#### [Your objective]
Lines with "Clone this diagram in TikZ." and "minimum width=119pt, minimum" mark the range, both included. Reproduce exactly that stretch, without pictures.

>> Start Given data

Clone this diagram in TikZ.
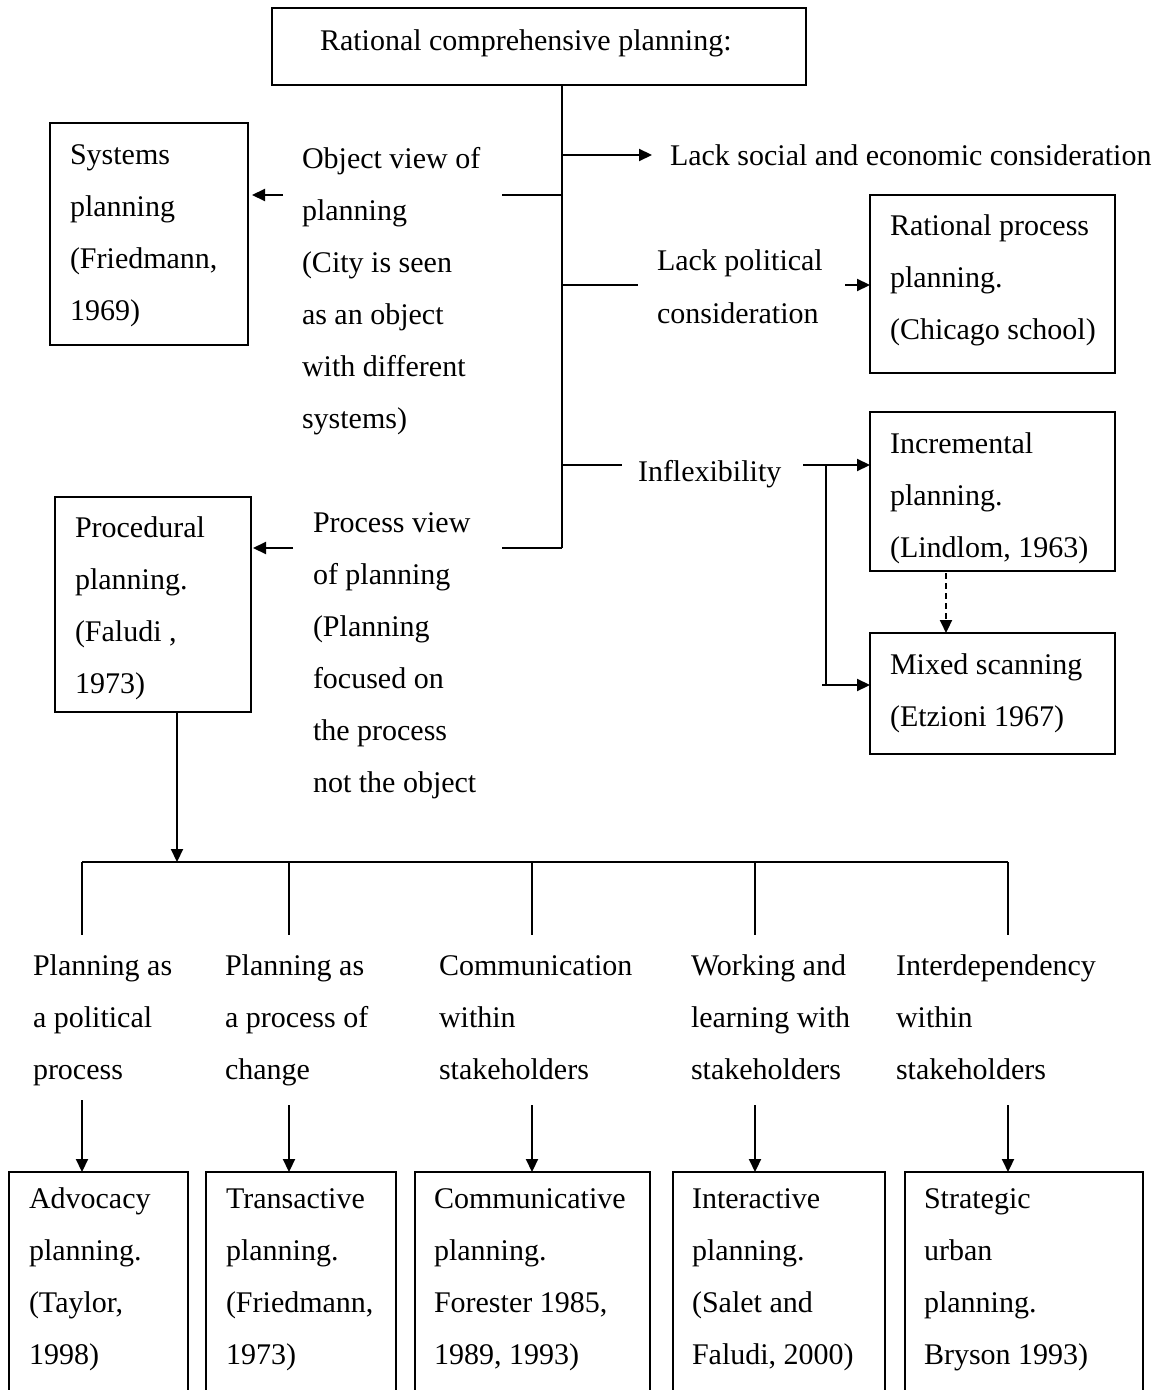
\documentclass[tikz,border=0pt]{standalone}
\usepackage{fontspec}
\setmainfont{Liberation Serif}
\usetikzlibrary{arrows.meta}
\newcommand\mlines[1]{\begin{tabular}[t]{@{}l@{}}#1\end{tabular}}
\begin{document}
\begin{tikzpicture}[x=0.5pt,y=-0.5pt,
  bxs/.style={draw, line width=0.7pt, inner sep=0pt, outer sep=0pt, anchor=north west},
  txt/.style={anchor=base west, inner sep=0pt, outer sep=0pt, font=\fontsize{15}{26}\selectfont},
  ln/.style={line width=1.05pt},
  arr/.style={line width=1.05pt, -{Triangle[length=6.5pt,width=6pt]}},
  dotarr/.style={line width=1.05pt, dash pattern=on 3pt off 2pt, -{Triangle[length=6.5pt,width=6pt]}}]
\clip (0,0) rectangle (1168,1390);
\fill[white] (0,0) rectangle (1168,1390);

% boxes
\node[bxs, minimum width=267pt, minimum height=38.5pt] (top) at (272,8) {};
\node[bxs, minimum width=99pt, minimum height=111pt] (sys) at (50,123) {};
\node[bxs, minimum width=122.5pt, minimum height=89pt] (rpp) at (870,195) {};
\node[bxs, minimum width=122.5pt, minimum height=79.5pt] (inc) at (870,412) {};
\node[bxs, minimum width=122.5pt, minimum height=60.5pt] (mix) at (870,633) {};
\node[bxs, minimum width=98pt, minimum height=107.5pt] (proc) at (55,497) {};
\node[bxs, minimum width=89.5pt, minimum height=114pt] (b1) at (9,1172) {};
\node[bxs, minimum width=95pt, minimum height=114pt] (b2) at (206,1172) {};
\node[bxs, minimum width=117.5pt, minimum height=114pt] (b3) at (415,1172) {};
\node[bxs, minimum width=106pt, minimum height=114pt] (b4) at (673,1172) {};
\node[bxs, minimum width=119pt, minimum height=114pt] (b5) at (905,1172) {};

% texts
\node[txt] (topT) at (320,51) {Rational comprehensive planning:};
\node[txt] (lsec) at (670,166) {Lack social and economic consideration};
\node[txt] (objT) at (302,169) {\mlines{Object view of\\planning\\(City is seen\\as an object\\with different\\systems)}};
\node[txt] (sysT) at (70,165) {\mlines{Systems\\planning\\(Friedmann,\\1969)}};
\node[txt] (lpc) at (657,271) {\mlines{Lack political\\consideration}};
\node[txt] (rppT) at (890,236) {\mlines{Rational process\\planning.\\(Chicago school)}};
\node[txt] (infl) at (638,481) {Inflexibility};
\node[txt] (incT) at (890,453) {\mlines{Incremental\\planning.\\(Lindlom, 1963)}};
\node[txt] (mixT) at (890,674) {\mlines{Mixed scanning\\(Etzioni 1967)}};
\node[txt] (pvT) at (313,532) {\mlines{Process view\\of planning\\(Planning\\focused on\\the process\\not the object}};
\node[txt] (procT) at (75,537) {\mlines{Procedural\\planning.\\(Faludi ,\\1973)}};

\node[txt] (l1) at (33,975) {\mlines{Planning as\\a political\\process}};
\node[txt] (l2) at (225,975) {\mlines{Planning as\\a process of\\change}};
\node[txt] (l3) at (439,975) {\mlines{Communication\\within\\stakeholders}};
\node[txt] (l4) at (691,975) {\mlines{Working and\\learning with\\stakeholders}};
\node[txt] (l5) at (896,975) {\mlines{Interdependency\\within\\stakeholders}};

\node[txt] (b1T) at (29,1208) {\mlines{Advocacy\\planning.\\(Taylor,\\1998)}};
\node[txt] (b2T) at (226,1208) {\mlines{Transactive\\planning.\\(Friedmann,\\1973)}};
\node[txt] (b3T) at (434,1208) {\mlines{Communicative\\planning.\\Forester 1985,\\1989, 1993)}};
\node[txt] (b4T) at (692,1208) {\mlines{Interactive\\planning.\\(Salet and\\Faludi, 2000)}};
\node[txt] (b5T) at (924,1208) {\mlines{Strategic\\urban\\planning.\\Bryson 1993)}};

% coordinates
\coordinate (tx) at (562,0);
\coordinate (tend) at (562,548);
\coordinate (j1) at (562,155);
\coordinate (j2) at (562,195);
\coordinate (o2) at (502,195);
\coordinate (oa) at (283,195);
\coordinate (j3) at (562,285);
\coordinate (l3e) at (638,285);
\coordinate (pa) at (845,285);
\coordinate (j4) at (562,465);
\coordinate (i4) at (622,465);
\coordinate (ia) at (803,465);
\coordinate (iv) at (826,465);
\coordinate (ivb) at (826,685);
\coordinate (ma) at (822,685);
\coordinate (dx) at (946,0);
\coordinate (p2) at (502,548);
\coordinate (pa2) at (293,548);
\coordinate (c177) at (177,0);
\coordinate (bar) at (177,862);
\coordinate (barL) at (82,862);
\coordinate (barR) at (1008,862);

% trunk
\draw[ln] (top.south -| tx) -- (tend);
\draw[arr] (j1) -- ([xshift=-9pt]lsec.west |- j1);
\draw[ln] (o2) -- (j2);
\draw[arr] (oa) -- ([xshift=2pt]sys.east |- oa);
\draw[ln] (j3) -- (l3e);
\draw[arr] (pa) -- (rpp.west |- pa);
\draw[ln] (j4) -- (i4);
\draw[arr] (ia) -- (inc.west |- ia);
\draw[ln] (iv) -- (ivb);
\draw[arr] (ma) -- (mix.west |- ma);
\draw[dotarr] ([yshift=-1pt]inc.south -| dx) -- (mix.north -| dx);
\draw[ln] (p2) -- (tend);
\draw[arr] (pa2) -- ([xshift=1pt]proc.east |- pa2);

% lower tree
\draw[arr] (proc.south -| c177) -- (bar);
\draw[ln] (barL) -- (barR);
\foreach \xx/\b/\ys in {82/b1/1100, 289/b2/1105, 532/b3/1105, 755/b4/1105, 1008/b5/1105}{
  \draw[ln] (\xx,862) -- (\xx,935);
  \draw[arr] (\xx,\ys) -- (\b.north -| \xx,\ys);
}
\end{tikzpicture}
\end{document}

>> End Given data
>> Start Given data

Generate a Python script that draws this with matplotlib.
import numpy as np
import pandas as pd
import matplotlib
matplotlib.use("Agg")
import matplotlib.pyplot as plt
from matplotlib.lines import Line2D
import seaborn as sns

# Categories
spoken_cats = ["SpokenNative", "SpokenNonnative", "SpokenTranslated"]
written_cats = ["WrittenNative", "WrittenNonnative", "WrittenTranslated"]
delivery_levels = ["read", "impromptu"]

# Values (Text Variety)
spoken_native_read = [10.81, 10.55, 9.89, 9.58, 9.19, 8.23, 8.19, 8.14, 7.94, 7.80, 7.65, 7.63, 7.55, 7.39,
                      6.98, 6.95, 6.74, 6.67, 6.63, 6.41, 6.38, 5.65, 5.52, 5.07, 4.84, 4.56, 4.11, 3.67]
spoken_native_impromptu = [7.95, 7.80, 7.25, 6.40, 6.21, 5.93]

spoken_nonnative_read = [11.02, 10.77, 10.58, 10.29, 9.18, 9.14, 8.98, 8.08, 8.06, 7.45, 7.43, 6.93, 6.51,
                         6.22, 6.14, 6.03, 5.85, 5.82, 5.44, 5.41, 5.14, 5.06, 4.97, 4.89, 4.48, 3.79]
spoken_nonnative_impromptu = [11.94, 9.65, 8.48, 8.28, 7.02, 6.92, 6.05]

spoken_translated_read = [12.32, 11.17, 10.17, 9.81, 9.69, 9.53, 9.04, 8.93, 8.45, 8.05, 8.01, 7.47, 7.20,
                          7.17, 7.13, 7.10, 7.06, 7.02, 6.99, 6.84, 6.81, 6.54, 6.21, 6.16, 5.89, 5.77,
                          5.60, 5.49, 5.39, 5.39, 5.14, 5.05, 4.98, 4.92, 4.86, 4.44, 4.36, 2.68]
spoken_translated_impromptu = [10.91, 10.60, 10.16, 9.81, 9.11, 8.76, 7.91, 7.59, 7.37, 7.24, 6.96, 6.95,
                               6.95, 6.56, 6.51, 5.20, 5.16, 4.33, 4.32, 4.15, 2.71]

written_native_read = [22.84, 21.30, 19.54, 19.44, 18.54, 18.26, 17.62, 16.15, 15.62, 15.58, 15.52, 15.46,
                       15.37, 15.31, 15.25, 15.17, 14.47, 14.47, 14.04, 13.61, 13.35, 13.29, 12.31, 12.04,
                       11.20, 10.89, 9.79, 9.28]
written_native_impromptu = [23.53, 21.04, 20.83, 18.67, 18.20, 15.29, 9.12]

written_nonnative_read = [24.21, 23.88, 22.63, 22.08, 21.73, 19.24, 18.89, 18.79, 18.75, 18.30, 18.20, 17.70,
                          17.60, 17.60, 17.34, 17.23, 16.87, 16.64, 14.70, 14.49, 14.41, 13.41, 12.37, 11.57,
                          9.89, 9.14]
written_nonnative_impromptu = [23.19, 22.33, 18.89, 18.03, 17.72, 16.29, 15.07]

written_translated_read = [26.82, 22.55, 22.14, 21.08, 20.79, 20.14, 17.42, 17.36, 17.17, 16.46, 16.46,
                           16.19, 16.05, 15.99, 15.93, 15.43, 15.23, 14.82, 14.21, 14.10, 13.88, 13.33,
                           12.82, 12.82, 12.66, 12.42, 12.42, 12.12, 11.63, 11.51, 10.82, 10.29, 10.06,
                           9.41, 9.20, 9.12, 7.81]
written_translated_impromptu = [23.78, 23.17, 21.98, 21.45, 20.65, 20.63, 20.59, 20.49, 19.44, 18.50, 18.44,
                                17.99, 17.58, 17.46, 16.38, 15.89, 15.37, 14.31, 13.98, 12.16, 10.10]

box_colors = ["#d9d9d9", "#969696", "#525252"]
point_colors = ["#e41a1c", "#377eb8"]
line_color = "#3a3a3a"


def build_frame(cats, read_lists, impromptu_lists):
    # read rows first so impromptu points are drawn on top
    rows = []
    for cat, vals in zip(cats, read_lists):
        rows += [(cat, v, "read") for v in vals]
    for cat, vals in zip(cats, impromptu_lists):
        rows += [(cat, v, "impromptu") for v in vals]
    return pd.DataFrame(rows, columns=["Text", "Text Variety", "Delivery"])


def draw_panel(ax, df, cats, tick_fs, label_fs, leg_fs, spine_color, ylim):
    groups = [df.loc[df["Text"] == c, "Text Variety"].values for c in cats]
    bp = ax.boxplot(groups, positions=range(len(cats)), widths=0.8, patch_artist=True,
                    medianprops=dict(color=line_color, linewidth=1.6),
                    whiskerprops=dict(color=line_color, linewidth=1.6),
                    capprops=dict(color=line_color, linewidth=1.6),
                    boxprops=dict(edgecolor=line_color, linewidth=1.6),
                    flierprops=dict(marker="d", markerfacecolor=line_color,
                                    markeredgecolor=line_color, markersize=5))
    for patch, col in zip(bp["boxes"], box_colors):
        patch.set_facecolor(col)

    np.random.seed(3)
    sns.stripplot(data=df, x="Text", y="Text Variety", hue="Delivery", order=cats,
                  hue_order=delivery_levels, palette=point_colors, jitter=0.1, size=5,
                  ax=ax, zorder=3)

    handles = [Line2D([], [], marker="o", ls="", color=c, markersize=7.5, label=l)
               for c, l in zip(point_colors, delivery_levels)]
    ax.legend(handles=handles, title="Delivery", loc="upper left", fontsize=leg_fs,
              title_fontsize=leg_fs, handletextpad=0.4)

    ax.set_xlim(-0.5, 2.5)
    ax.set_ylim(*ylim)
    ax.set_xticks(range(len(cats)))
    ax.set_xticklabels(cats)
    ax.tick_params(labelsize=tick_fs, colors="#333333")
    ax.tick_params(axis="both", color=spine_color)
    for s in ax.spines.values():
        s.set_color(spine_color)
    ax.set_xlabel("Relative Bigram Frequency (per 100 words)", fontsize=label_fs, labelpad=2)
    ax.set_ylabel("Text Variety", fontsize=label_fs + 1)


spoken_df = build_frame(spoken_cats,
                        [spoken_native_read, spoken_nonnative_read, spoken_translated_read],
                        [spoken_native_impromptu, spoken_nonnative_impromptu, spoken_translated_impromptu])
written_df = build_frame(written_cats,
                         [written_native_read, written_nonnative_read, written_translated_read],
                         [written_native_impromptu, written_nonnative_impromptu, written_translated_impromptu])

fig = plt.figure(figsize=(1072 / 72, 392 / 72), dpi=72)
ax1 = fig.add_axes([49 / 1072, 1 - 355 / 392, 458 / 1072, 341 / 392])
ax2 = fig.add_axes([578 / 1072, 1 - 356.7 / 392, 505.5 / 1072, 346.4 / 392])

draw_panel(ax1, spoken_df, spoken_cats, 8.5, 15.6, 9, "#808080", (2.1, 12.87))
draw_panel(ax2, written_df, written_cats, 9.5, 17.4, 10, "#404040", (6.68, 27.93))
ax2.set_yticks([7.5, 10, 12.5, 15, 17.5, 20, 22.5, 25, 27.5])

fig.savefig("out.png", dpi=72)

>> End Given data

#### [Written answer]
Clone this diagram in TikZ.
\documentclass[tikz,border=0pt]{standalone}
\usepackage{fontspec}
\setmainfont{Liberation Serif}
\usetikzlibrary{arrows.meta}
\newcommand\mlines[1]{\begin{tabular}[t]{@{}l@{}}#1\end{tabular}}
\begin{document}
\begin{tikzpicture}[x=0.5pt,y=-0.5pt,
  bxs/.style={draw, line width=0.7pt, inner sep=0pt, outer sep=0pt, anchor=north west},
  txt/.style={anchor=base west, inner sep=0pt, outer sep=0pt, font=\fontsize{15}{26}\selectfont},
  ln/.style={line width=1.05pt},
  arr/.style={line width=1.05pt, -{Triangle[length=6.5pt,width=6pt]}},
  dotarr/.style={line width=1.05pt, dash pattern=on 3pt off 2pt, -{Triangle[length=6.5pt,width=6pt]}}]
\clip (0,0) rectangle (1168,1390);
\fill[white] (0,0) rectangle (1168,1390);

% boxes
\node[bxs, minimum width=267pt, minimum height=38.5pt] (top) at (272,8) {};
\node[bxs, minimum width=99pt, minimum height=111pt] (sys) at (50,123) {};
\node[bxs, minimum width=122.5pt, minimum height=89pt] (rpp) at (870,195) {};
\node[bxs, minimum width=122.5pt, minimum height=79.5pt] (inc) at (870,412) {};
\node[bxs, minimum width=122.5pt, minimum height=60.5pt] (mix) at (870,633) {};
\node[bxs, minimum width=98pt, minimum height=107.5pt] (proc) at (55,497) {};
\node[bxs, minimum width=89.5pt, minimum height=114pt] (b1) at (9,1172) {};
\node[bxs, minimum width=95pt, minimum height=114pt] (b2) at (206,1172) {};
\node[bxs, minimum width=117.5pt, minimum height=114pt] (b3) at (415,1172) {};
\node[bxs, minimum width=106pt, minimum height=114pt] (b4) at (673,1172) {};
\node[bxs, minimum width=119pt, minimum height=114pt] (b5) at (905,1172) {};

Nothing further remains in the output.